Distributed controller synthesis is the problem of algorithmically constructing controllers of distributed, communicating systems so that each closed-loop system satisfies a given temporal specification. Our work focuses on developing algorithms, called negotiation, which automatically and iteratively construct assumptions and guarantees for each system. In each iteration, each system attempts to fulfill its specification and its guarantee (from the previous round), under the current assumption on the other systems. If no controller exists for this synthesis problem, the algorithm computes a sufficient assumption on the other systems that ensures the existence of a local controller. This additional assumption further constrains the control design problem of other systems, leading to the next round in the negotiation. The process terminates when a compatible assumption-guarantee pair is found for each system.

Our work has established automated negotiation algorithms for simple distributed digital system architectures and is currently expanded towards more realistic designs.

C.1 – Digital Controller Synthesis under Assumptions

Many problems in reactive synthesis are stated using two formulas —an environment assumption and a system guarantee— and ask for an implementation that satisfies the guarantee in environments that satisfy their assumption. Reactive synthesis tools often produce strategies that formally satisfy such specifications by actively preventing an environment assumption from holding. While formally correct, such strategies do not capture the intention of the designer.

Our work focuses on developing new, efficient synthesis algorithms that produce indented strategies when existing plant properties are modeled as environment assumptions in the context of symbolic control design. These algorithms are inspired by ideas from supervisory control (see B).

B – Bridging the Gap between Reactive Synthesis and Supervisory Control

Reactive synthesis and supervisory control theory both provide a design methodology for the automatic and algorithmic design of digital systems from declarative specifications. The reactive synthesis approach originates in computer science, and seeks to synthesize a system that interacts with its environment over time and that, doing so, satisfies a prescribed specification. Supervisory control originates in control theory and seeks to synthesize a controller that – in closed-loop configuration with a plant – enforces a prescribed specification over time. While both methods apparently are closely related, the technical details differ significantly.

Our research aims at understanding the fundamental connection between both disciplines to enable fruitful collaborations between the discrete control and the computer science community in the context of reliable CPS design.

A – Abstraction-Based Control Design (ABCD)

With the advent of digital controllers being increasingly used to control safety-critical cyber-physical systems (CPS), there is a growing need to provide formal correctness guarantees of such controllers.
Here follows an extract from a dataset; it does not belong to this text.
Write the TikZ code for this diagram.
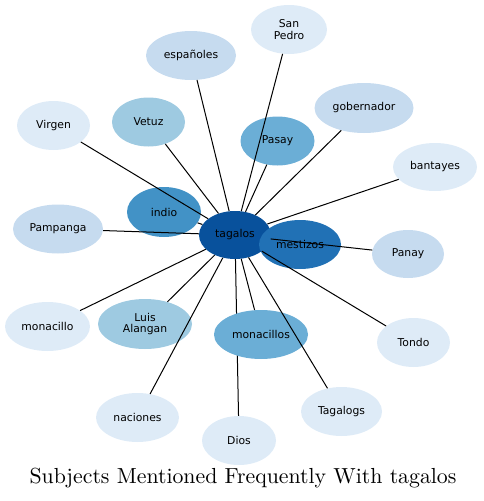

A recent approach to achieve this goal is so-called Abstraction-Based Controller Design (ABCD).

ABCD is a general procedure for automatic synthesis of controllers for continuous-time nonlinear dynamical systems against temporal specifications. ABCD works by abstracting a time-sampled version of the continuous dynamics of the open-loop system by a symbolic finite state model. Then, it automatically computes a finite-state controller for the symbolic model using algorithms from automata-theoretic reactive synthesis. When the time-sampled system and the symbolic model satisfy a certain refinement relation, the abstract controller can be refined to a controller for the original continuous-time system while guaranteeing its time-sampled behavior satisfies the temporal specification.

A.3 – Incremental and Resilient ABCD

Like any other model-based controller synthesis technique, the formal guarantees of ABCD rely on the assumption of an accurate system model including a known upper perturbation bound which captures both modeling inaccuracies and environmental disturbances. In order to ensure hard safety constrains on CPS, very conservative perturbation bounds need to be used. This often leads to an excessively restrictive controller which fails to suit any practical purpose.

We have therefore developed techniques which allow to use a less conservative perturbation bound to improve controller performance without sacrificing safety.

A.2 – Lazy ABCD

Lazy abstraction is a technique to systematically and efficiently explore large state spaces through abstraction and refinement, and is the basis for successful model checkers for software and hardware. We applied the paradime of lazy abstraction to ABCD – our algorithm selectively chooses which portions of the system to compute abstract transitions for, avoiding doing so for portions that have been already solved by synthesis. This co-dependence of the two major computational components of ABCD is both conceptually appealing and results in significant performance benefits.

A.1 – Compositional ABCD

The computational bottleneck of ABCD is the expensive abstraction step (typically exponential in the dimension of the state space) that limits its applicability to real systems. To overcome this issue we have developed composition abstraction and synthesis techniques.